Should a small business migrate to the cloud or stay on-premise?
It depends on your hardware lifecycle position, IT team capacity, and growth trajectory. Migrate when your hardware is within 24 months of end-of-life, your IT team spends more than 30% of time on infrastructure maintenance, or you have significant remote work or growth needs. Stay on-premise if you completed a hardware refresh in the last 18 months, run compute-intensive workloads where cloud costs exceed on-premise, or have data residency requirements that make cloud compliance expensive. Model a 5-year TCO, not a year-one comparison.
What is the difference between a hyperscaler migration partner and a boutique cloud migration firm?
Hyperscaler migration partners (AWS Advanced/Premier, Azure Expert MSP, GCP Premier Partner) have completed formal certification programs with the cloud provider. They get access to migration credits and co-selling support. Boutique firms are independent specialists without formal hyperscaler certification. For SMBs, boutique firms often deliver better results on straightforward migrations because your project is meaningful to them — not assigned to junior resources. The tradeoff: boutiques have no certification body validating quality, so reference calls matter more.
How long does a cloud migration take for a 50–200 employee company?
60–90 days for straightforward lift-and-shift of standard workloads. 4–9 months when application modernization, significant legacy remediation, or complex compliance requirements are involved. The most common cause of delays is application dependency discovery mid-project. Budget 3–4 weeks for thorough upfront discovery to prevent timeline surprises later.

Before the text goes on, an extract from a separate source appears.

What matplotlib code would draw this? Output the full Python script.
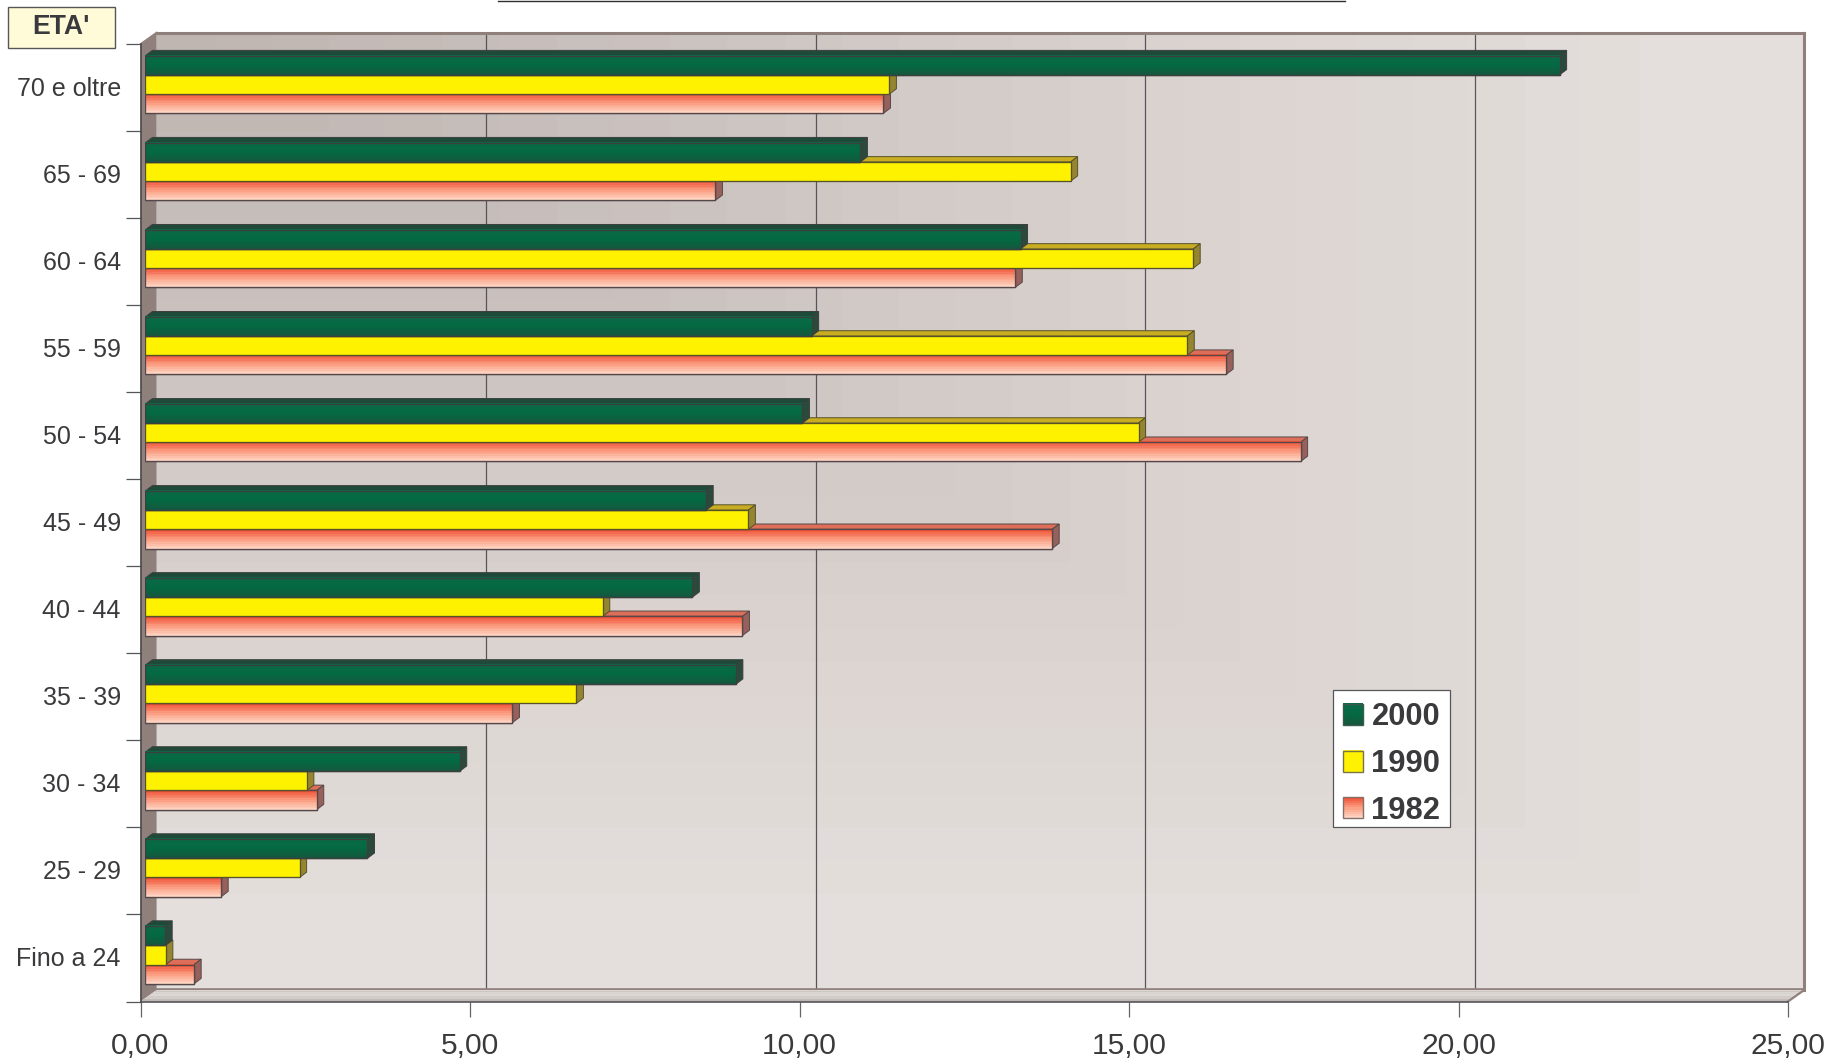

What questions should I ask a cloud migration vendor before signing?
Five questions that matter most: (1) Can I speak to two reference clients of similar size to ours? (2) Who specifically will be assigned to our project — names and resumes? (3) What was the last three change orders on similar projects and why were they issued? (4) Is there a not-to-exceed fee cap in the contract? (5) What post-migration support is included and what does the handoff look like? Vendors who struggle with any of these questions are not ready to manage your migration.
What are the most common hidden costs in cloud migration projects?
The five that most consistently blow budgets: data egress fees ($0.08–$0.09/GB for large transfers, not in vendor quotes), employee retraining and productivity loss (40–60% underestimated), application remediation for legacy software with undocumented dependencies, post-migration cost optimization work (most environments are 40–60% overprovisioned immediately post-migration), and vendor lock-in costs from proprietary cloud services. Require vendors to explicitly quantify these in their proposals before you sign.